Recently, things have changed as far as yoga is concerned. I have a new and different relationship with it. On Sundays, my current-wife, let’s call her Cindy (because that’s her name), go to a yoga studio where they’re proud to offer “the only university-level, evidence-based yoga teacher training in the world.” In spite of that, I enjoy going there.
The teacher we always have on Sundays has a strange way of talking. She keeps referring to our “bawns,” as in “reach your upper arm bawn to your side bawn.” She also often tells us to “awe-pen” things. For example, “Awe-pen your chest and shine your heart bawn at the sky.” Most of the time, I have no idea what she’s talking about, but it doesn’t really seem to matter.
My approach to yoga is now to half-heartedly go along with what everyone else is doing for the first fifteen minutes, until the yoga-buzz starts to kick in. This is when I become overwhelmed with an intense experience of not giving a fuck. My body gets really floppy, my eyelids become half-closed (revealing how ultra-spiritual I am), and I get a big grin on my face. It’s like I’ve taken a triple dose of a powerful anxiolytic drug.
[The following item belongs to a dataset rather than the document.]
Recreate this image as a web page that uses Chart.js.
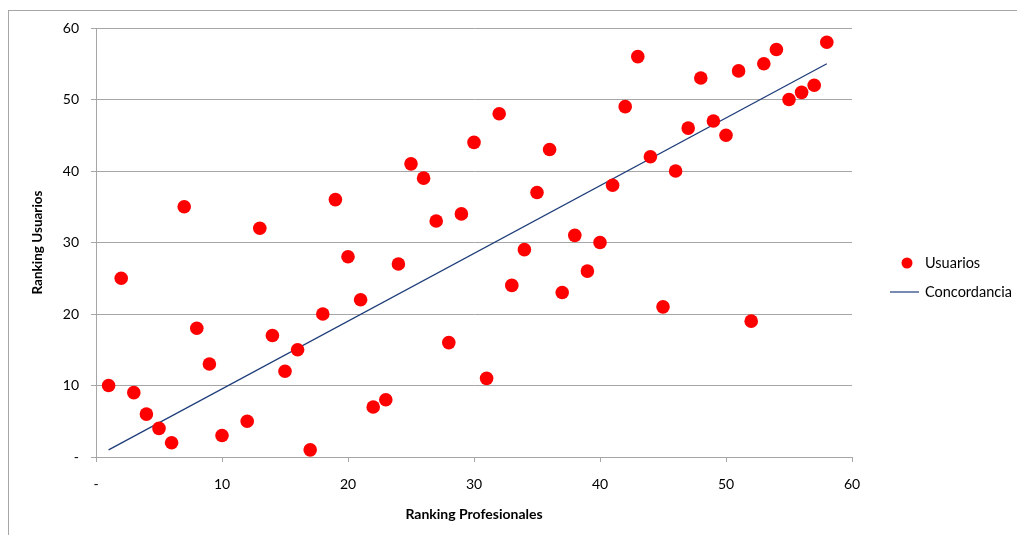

I spend the rest of the one hour and fifteen minutes mostly in child’s pose, buzzing my socks off, making silly faces with Cindy, and every now and then having a crack at the movements. When I do try to follow the class, it’s like my arms and legs are noodles. I get far behind the class (but it doesn’t matter) and it feels like I’m making up the movements, adding weird little flourishes with my hands and fingers. It’s like an extremely lazy dance. I’m just summoning enough effort to move only the right muscles to get into position and then the rest of the movement is just my weight collapsing onto my joints.
Cindy is a very accomplished yogi; you know, the kind that does the full bridges and head stands and executes the weird and convoluted impossibilities. In the car today, on the way to the yoga class, I told her about how I do yoga (like a floppy noodle). She’s said, “That’s exactly how you’re supposed to do it; minimal effort.”
Wow! I’m finally doing it right, but only after I totally gave up and stopped trying.
After our Sunday yoga session, we like to wander around the farmer’s market. I kind of flop along, moving as slowly as I can while still making progress. I usually have a faint grin on my face, radiating bliss and love out to everyone I pass. Today I was in flip-flops and shorts in the pouring rain, getting drenched, but not caring.
An old lady said to me, “You must be freezing!”
“I’m from Scotland. This is nothing,” I said, like a warrior (one). I used to run around in the snow as a kid wearing only a t-shirt. My genes are honed for kilt-wearing on windy days in the highlands.
“Californian’s wear flip-flops in the rain too.” She responded.
I thought about this for a moment and then added, “Yeah, I suppose that’s true, but I’m only wearing shorts and flip-flops because I just did yoga.”
I usually get a chocolate croissant from one of the baking stalls and we have coffee at Zombie Runner, a strange store where they sell running shoes, coffee, and various kinds of exotic candies. We often talk about buying flowers, but we usually don’t. Today Cindy bought a plant and we took it to a french cafe. It sat in the middle of our table while we ate dishes made from eggs.
That’s all I have to say about yoga, for now.